## Work to be completed
Exactly the lines from the start of the data through the line containing "import plotly.graph_objects as go" should be output, with both ends kept and nothing added.

## Excerpted data
>>>>

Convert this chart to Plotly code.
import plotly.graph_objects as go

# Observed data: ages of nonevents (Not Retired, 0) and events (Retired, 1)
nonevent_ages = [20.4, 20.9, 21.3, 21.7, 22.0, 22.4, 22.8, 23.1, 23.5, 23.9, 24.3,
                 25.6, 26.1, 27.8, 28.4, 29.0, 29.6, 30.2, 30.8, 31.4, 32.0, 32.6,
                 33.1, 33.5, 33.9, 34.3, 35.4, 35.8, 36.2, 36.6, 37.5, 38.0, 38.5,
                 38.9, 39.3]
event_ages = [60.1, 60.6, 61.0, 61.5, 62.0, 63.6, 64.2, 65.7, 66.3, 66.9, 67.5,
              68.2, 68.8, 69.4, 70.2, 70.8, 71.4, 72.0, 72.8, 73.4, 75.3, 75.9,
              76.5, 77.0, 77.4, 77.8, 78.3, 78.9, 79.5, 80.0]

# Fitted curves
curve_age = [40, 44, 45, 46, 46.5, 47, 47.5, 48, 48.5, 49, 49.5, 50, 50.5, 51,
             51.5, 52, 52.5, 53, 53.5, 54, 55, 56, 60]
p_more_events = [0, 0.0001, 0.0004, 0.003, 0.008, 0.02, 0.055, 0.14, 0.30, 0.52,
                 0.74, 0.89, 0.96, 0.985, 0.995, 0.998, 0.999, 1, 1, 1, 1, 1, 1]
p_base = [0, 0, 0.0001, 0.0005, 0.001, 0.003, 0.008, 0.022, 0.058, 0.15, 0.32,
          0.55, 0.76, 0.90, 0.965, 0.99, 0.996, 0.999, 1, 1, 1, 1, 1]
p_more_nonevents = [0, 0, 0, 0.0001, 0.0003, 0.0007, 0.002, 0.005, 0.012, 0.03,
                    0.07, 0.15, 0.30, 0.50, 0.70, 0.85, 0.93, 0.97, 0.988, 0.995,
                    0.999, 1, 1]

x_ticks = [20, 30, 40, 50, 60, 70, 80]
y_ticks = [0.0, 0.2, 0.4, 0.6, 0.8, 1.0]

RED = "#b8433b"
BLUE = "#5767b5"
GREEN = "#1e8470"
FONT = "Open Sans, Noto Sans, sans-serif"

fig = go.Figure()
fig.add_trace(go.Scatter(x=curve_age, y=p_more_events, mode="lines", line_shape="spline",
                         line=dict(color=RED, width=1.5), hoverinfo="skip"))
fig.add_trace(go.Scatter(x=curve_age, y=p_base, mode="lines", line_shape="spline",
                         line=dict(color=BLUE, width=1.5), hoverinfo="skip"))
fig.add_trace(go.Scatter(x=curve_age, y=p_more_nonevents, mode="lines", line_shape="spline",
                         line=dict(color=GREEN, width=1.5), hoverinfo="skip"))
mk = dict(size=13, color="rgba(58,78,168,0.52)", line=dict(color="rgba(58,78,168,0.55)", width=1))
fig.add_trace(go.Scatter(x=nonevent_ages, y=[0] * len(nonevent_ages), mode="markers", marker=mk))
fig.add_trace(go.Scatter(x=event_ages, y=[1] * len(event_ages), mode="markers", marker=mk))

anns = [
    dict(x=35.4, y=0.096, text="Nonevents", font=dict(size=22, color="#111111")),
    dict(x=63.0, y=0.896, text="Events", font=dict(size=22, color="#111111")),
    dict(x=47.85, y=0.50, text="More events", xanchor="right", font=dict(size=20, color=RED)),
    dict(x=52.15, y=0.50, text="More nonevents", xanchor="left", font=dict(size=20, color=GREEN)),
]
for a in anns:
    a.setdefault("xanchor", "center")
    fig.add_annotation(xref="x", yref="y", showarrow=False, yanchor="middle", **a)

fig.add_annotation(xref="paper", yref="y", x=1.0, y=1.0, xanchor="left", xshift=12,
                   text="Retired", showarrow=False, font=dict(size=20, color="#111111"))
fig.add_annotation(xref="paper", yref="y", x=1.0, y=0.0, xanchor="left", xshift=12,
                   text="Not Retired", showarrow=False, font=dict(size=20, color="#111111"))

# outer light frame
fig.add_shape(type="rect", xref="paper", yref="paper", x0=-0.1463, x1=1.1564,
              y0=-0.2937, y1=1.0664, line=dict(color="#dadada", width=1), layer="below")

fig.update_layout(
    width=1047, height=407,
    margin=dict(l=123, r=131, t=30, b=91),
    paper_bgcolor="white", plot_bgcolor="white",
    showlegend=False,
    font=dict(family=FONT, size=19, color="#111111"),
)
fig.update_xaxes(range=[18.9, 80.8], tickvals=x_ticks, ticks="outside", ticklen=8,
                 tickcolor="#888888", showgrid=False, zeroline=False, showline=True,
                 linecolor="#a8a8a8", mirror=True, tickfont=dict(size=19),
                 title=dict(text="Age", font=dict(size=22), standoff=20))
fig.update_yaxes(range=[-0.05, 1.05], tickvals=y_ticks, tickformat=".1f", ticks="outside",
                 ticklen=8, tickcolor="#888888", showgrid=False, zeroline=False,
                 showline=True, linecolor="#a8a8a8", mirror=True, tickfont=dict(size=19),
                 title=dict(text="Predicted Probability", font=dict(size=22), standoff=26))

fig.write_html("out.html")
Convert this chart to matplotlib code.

<<<<

## Exercise solution
Convert this chart to Plotly code.
import plotly.graph_objects as go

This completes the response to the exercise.